Let's test it. I create a testing set in the same way as the training set. My test data are different from my training data because I didn't fix the seed.

x00 = np.random.normal(loc=[0, 0], scale=sd, size=(n,2))
x01 = np.random.normal(loc=[0, 1], scale=sd, size=(n,2))
x10 = np.random.normal(loc=[1, 0], scale=sd, size=(n,2))
x11 = np.random.normal(loc=[1, 1], scale=sd, size=(n,2))

x_test = np.vstack((x00,x01,x10,x11))
y_test = np.vstack((np.zeros((x00.shape[0],1)), 
               np.ones((x01.shape[0],1)), 
               np.ones((x10.shape[0],1)), 
               np.zeros((x11.shape[0],1)))).ravel()

I calculate the root mean squared error, and the coefficient of determination (R^2 score):

def fwd(x,w):
    return f(np.dot(x,w))

RMSE = 0

for i in range(N):
    RMSE += (fwd(x_test[i],w) - y_test[i])**2

RMSE = np.sqrt(RMSE/N)

print("RMSE", RMSE)

ybar = np.mean(y)

S = 0
D = 0
for i in range(N):
    S += (fwd(x_test[i],w) - y_test[i])**2
    D += (fwd(x_test[i],w) - ybar)**2

r2_score = 1 - S/D
print("r2_score", r2_score)

Result:

RMSE 0.09199468888373698
r2_score 0.9613632278609362

... or I am doing something wrong? Please tell me.

Answer 2

The main problems are that your activation function is not monotonic (as pointed out by csrev), and that it is not continuously differentiable. These make it very difficult / impossible to use standard gradient-based learning algorithms.

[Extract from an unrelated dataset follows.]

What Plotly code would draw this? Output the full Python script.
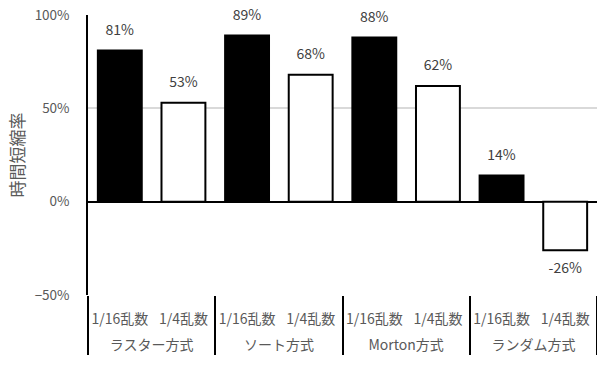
import plotly.graph_objects as go

# Data: time reduction rate per traversal method and random-sample ratio
methods = ["ラスター方式", "ソート方式", "Morton方式", "ランダム方式"]
ratios = ["1/16乱数", "1/4乱数"]
rate_1_16 = [0.81, 0.89, 0.88, 0.14]
rate_1_4 = [0.53, 0.68, 0.62, -0.26]

# Interleave into one multicategory sequence; the group name gets a small
# spacer line above it so it sits lower under the sub-category labels
spacer = "<span style='font-size:9px'>&nbsp;</span><br>"
x_group, x_sub, values, fills = [], [], [], []
for m, a, b in zip(methods, rate_1_16, rate_1_4):
    x_group += [spacer + m, spacer + m]
    x_sub += ratios
    values += [a, b]
    fills += ["black", "white"]

labels = [f"{round(v * 100)}%" for v in values]

font_family = "Noto Sans CJK JP, Noto Sans, sans-serif"
gray = "#595959"

fig = go.Figure()
fig.add_trace(go.Bar(
    x=[x_group, x_sub],
    y=values,
    marker=dict(color=fills, line=dict(color="black", width=2)),
    width=0.69,
    hoverinfo="skip",
    showlegend=False,
))
# Value labels, offset from the bar ends by an invisible marker
fig.add_trace(go.Scatter(
    x=[x_group, x_sub],
    y=values,
    mode="markers+text",
    text=labels,
    textposition=["top center" if v >= 0 else "bottom center" for v in values],
    textfont=dict(family=font_family, size=14, color="#404040"),
    marker=dict(size=18, color="rgba(0,0,0,0)"),
    cliponaxis=False,
    hoverinfo="skip",
    showlegend=False,
))

fig.update_layout(
    width=597,
    height=374,
    margin=dict(l=88, r=0, t=15, b=79, autoexpand=False),
    paper_bgcolor="white",
    plot_bgcolor="white",
    font=dict(family=font_family, color=gray, size=14),
    bargap=0.31,
)
fig.update_yaxes(
    range=[-0.5, 1.0],
    tickvals=[-0.5, 0, 0.5, 1.0],
    tickformat=".0%",
    showgrid=True,
    gridcolor="#d9d9d9",
    gridwidth=1.5,
    zeroline=True,
    zerolinecolor="black",
    zerolinewidth=1.5,
    showline=True,
    linecolor="black",
    linewidth=1.5,
    ticks="",
    ticklabelstandoff=14,
    automargin=False,
    tickfont=dict(size=13.5, color=gray),
    title=dict(text="時間短縮率", font=dict(size=17, color=gray), standoff=6),
)
fig.update_xaxes(
    type="multicategory",
    range=[-0.5, len(values) - 0.5],
    showline=False,
    showgrid=False,
    showdividers=True,
    dividercolor="black",
    dividerwidth=1.5,
    tickangle=0,
    ticklabelstandoff=14,
    automargin=False,
    tickfont=dict(size=14, color=gray),
)

fig.write_html("out.html")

So yes, there may exist a good solution of weight values, but it is very difficult to find or approximate those weight values automatically through a learning algorithm. Also note that it completely breaks down as soon as you have a tiny error in one of the weights, even if it is approximate very closely; if one of the weights has a value of $0.999$ rather than $1.0$, the solution breaks down completely.

Answer 3

Indeed I think the problem is with the way you've defined the activation function. By selecting it arbitrarily, you could solve many specific problems. In practice, activation functions used are monotonic. It keeps the error function convex at a per-layer level. In theory though I'm not sure exactly what Rosenblatt has claimed so it might be worth calling him

Answer 4

I'm also working on a perceptron that is able to solve the XOR Problem, and I get interesting results using sine as an activation function, and using the derivative to make the perceptron learn. But you will need bias to make sure the perceptron is able to solve the problem.

Answer 5

Another activation function that could be used for this problem: $$f(x) = \underset{i}{max}(x_i) - \underset{i}{min}(x_i)$$ It's not continuous, no backpropagation, sorry. Some other learning algorithm is required.

However, this answers the question, if an XOR can be solved with one neuron. Maybe this function is a solution of some learning problem with weights. Something like $$f(x) = max(w_0x_0,w_1x_1) - min(w_0x_0,w_1x_1)$$ I don't know how this creature is generalizable to other tasks, and how much learning can be done by just manipulating maxima and minima of weighted inputs. Any ideas?